→ Problem statement:
From the entries below, count every line that contains the word "chart". Please give the number and nothing else.
──────── Items
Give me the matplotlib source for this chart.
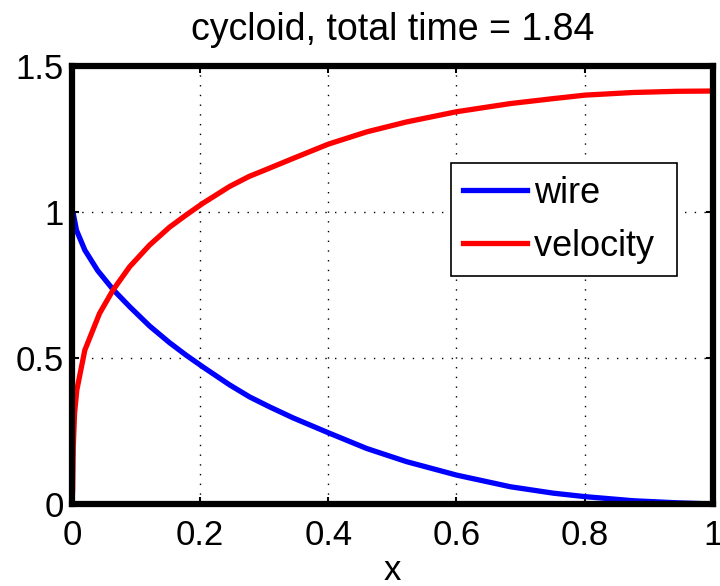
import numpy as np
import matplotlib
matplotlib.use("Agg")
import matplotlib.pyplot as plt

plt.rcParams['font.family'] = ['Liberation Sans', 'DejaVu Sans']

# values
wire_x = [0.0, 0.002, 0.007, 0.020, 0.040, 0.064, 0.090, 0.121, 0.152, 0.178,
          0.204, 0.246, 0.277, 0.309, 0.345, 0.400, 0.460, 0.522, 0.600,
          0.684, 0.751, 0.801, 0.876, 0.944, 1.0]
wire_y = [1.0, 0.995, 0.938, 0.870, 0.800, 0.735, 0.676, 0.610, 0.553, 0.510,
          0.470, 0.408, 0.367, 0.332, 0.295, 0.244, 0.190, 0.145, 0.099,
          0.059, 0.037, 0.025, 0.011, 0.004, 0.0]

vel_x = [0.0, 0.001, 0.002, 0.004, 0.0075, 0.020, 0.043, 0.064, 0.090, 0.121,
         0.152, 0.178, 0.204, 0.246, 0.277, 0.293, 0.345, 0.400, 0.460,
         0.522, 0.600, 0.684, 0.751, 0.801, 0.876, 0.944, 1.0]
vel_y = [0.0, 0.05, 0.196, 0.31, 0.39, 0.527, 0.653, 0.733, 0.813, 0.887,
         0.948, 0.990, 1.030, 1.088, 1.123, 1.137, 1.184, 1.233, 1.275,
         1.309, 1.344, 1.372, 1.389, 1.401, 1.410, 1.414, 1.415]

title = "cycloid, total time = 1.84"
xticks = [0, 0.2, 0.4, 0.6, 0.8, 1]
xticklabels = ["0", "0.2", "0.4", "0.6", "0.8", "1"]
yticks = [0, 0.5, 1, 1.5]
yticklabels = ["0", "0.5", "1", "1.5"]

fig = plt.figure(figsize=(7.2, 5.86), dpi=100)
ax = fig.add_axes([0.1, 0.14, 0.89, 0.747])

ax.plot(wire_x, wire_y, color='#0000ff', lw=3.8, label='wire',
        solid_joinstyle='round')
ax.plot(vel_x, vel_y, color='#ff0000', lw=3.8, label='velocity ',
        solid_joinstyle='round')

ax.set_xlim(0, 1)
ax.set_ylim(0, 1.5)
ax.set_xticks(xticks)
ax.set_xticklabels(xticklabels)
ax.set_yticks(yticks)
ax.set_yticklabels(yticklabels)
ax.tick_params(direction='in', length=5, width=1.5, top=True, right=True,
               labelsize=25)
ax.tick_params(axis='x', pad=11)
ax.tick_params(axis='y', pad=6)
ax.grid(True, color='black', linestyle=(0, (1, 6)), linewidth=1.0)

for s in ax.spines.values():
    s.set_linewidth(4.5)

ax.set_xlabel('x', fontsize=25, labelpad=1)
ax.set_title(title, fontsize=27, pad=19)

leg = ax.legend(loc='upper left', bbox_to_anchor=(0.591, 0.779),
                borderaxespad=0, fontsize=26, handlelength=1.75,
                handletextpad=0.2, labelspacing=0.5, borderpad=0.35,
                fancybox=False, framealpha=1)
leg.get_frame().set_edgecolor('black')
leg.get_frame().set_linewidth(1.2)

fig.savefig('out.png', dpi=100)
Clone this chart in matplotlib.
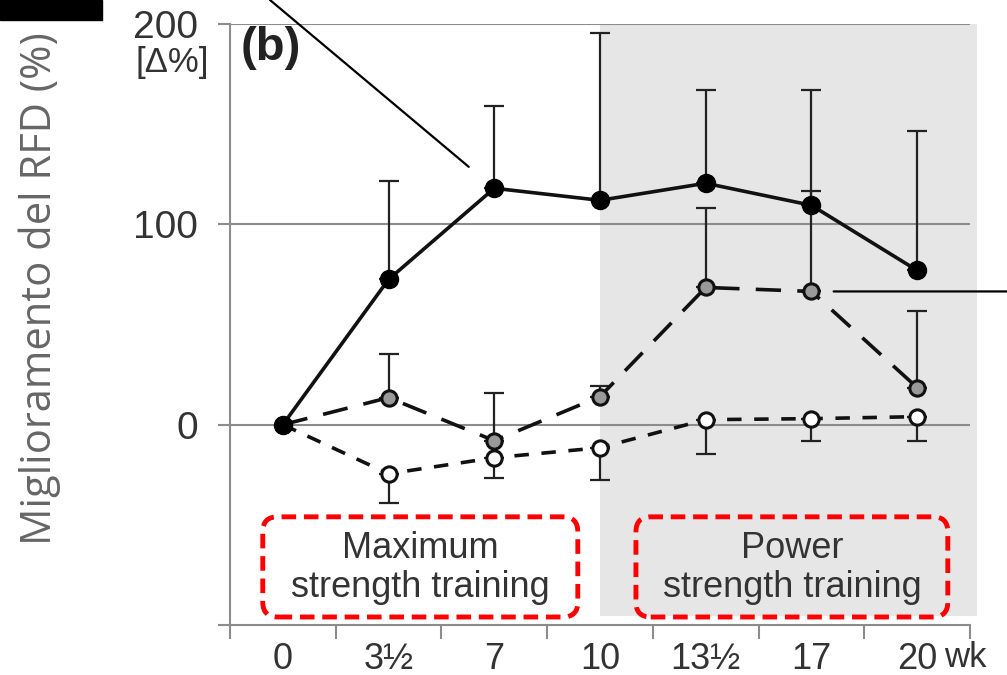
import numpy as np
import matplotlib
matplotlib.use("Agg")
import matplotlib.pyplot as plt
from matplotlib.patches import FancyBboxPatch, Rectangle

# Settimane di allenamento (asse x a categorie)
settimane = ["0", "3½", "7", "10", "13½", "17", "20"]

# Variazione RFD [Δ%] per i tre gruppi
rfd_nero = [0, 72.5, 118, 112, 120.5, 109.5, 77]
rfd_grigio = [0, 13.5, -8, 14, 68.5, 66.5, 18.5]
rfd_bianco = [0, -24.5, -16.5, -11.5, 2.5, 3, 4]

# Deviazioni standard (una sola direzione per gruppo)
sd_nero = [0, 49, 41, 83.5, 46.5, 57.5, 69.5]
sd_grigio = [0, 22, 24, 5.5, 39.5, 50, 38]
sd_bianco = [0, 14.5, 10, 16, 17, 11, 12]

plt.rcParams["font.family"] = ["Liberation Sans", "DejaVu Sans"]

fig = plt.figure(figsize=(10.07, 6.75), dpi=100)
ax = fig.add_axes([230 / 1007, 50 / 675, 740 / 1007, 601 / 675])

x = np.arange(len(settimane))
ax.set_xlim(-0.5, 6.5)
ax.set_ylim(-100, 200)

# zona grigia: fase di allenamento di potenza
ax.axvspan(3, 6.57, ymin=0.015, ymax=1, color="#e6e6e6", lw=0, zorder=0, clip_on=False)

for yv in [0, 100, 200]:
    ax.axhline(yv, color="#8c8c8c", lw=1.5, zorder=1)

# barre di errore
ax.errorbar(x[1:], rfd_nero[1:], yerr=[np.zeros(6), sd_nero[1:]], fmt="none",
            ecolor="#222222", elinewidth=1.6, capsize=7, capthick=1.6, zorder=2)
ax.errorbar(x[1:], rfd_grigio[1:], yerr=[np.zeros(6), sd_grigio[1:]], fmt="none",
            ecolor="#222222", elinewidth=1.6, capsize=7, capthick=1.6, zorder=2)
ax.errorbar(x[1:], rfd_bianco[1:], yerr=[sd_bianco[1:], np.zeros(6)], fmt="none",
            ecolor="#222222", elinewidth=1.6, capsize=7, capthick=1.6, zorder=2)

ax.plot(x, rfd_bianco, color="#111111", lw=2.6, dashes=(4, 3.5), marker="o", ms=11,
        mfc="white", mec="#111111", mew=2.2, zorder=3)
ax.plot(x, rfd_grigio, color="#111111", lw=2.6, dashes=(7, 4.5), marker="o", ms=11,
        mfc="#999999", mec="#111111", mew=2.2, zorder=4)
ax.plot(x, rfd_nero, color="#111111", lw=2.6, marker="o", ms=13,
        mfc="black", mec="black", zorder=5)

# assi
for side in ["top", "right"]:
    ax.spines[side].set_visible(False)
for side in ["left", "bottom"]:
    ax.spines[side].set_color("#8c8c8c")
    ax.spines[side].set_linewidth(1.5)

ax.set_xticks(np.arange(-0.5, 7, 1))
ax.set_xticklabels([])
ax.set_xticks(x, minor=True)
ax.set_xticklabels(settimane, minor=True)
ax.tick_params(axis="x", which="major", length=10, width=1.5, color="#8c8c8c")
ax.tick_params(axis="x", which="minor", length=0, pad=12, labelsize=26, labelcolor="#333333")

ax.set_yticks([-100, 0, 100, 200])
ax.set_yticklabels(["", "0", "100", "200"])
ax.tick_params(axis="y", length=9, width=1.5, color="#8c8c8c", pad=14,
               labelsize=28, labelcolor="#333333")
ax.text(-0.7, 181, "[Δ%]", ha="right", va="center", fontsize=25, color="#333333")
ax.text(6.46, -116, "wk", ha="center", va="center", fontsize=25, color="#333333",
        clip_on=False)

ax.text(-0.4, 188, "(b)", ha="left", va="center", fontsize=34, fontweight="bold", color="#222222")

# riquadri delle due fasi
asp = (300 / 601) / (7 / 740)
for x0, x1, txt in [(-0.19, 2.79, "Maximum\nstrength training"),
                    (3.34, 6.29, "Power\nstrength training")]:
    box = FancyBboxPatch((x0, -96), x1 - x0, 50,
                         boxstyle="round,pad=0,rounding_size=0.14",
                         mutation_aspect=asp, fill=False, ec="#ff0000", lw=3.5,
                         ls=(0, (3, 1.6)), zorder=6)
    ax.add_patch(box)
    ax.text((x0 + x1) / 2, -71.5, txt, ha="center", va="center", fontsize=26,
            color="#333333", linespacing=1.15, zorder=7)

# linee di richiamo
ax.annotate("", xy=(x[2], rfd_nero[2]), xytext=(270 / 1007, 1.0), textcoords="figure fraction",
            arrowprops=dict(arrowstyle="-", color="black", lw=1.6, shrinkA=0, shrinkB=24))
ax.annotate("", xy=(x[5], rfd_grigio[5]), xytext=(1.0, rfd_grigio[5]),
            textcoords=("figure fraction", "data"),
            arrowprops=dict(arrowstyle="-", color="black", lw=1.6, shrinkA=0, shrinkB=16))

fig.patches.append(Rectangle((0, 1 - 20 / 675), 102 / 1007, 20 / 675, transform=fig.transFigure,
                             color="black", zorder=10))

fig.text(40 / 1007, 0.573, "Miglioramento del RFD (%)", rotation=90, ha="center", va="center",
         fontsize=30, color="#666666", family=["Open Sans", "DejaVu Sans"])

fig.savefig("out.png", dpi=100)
────────────────
→ Exercise solution:
2